Public policies have always played a crucial role in the development path of the automobile industry. Traditionally, states have used industrial policies, trade policies, fiscal policy, transport policies, safety rules and financial regulation to influence the production and sales of vehicles.
These policies, like all public policies, have been influenced by the general historical context in which they were embedded: Industrial and technological policies to promote national champions were favoured during the Fordist era then fell into disgrace when the neoliberal agenda became dominant in the eighties and gave priority to free trade, competition and financial deregulation. The last international crisis of 2008-2009 heralded a renewal of industrial policies since it was deemed as not only a financial but a structural crisis: the economic, political, social and environmental dimensions interacted and called for an automobile revolution, as the GERPISA said in its previous conferences, or at least that critical decisions would be taken by governments to initiate a radical change.
US President Obama, for instance, at the start of his first term, announced a renewal of public policies intended to accelerate take up of alternative technologies for car engines, subsidies for the sales of electric cars and new regulations to improve the mileage per gallon of gas of the existing vehicle fleet. Similar policies were announced in the European Union and developed at national levels by its member-states. In the BRICS, being China a central case in point, such an acceleration was seen as an opportunity to favour indigenous producers or existing technological champions like in India. Additional regulations have been taken regarding car use to give a legal status to car sharing and new forms of mobility. But it seems that the initial impetus has been lost as the economy was recovering and car sales were booming. Unexpected events such as the recent fall of oil prices added to a general feeling that, after all, there was not such urgency to speed up a paradigmatic shift of the automobile industry. On top of that, political events such as the radical change in the US policies announced by the new President Donald Trump will release pressure on the necessity to develop alternative energy-saving vehicles and use at least in the USA. One could think that this would lead to a return of the automobile “business as usual” and that the necessity to change the automobile paradigm is already gone. However, the repeated pollution peaks choking people in Beijing and to a lesser extent in Paris and many other metropolitan cities are a reminder of the urgency to change the cars we produce and use. The scandal of the cheating of emission test (Dieselgate) is also a clear example of the reluctance of some carmakers and parts producers to really engage in a radical shift of the automobile paradigm but also, at least in the European case, the reluctance of states to actually enforce the law and push for a change in a context of sluggish economic recovery at the world level.
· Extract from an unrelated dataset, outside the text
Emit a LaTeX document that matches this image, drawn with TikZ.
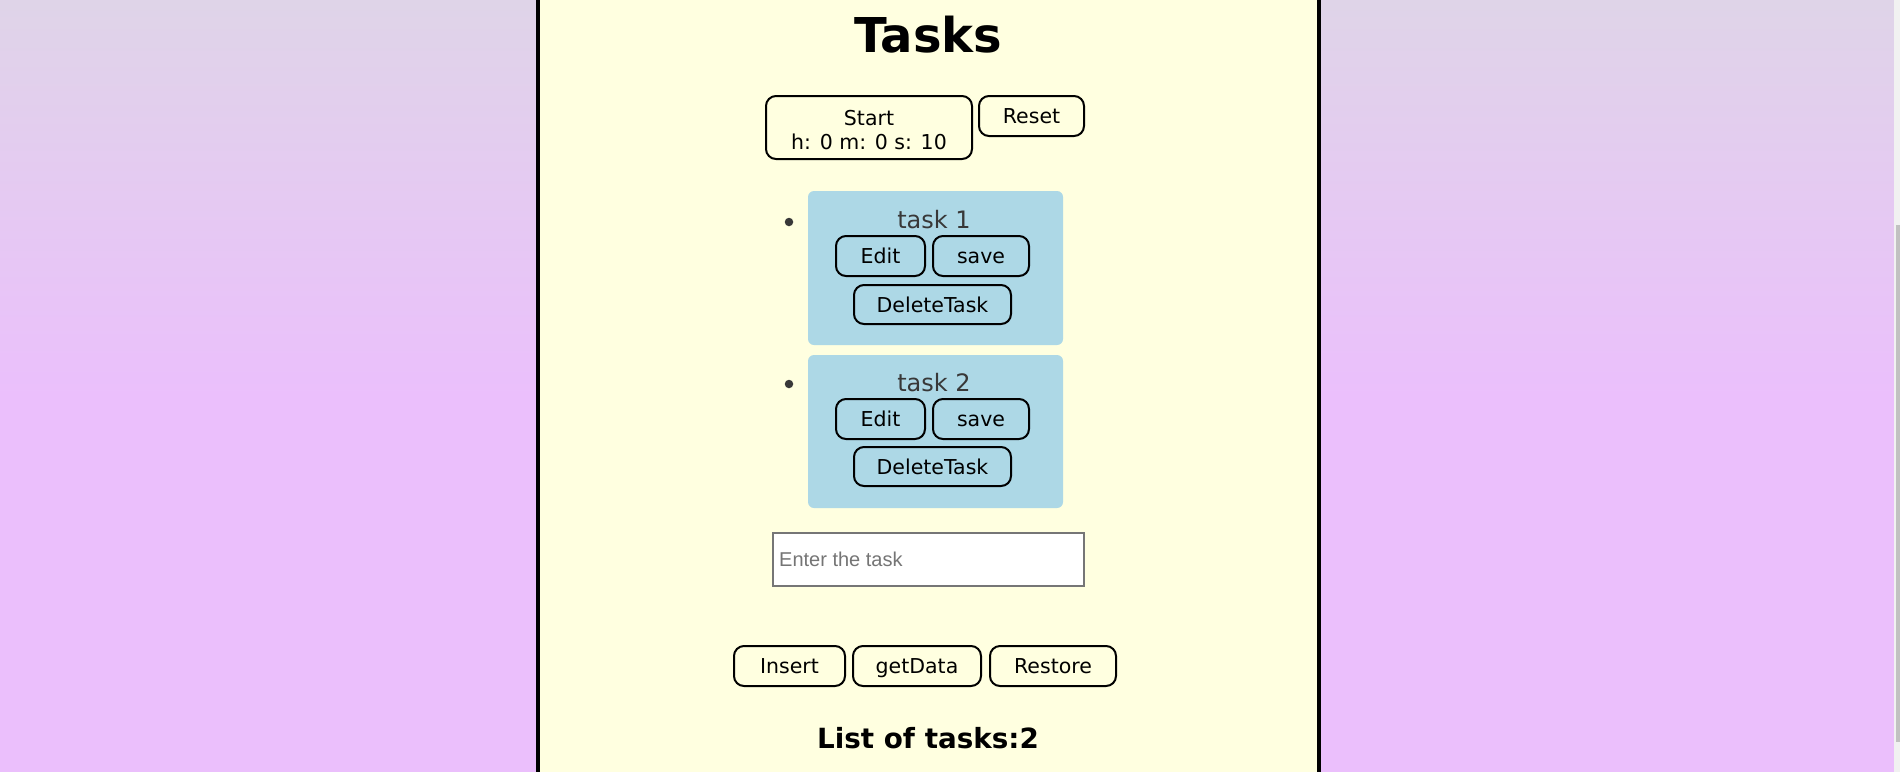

These recent and contradictory events call for a comprehensive and detail analysis of public policies to see if they have hastened or slowed down the change of the automobile paradigm. What is the discourse of public authorities? What is the concrete outcome of the decisions announced and taken in the wake of the international crisis? Were they implemented or abandoned? Did they prove successful or did they fail? What was the reaction and lobbying strategy of the actors of the automobile sector in the broad sense (carmakers, part suppliers, energy producers, wholesale and retail sale companies, banks, consumer organisations…)? Were these actors able to influence significantly new laws and regulations? Were they able to avoid their implementation?
We welcome all contributions that attempt to answer these questions regarding public policies in the field of state aids, technology, car use and mobility and pollution and environmental issues. Public authorities must be understood in the broad sense: Supranational, national, regional and cities can and should be included. Chamber of commerce, lobbies, consumer organisations, NGOs and other social actors should also be covered. Although the focus should be on the Great Recession and its outcome, analysis of previous historical periods of structural change and crisis (1900s, 1930s, 1970s, 1990s) are important to understand the logic of state and politics in the periods of transformation in the architecture(s) of automobile markets.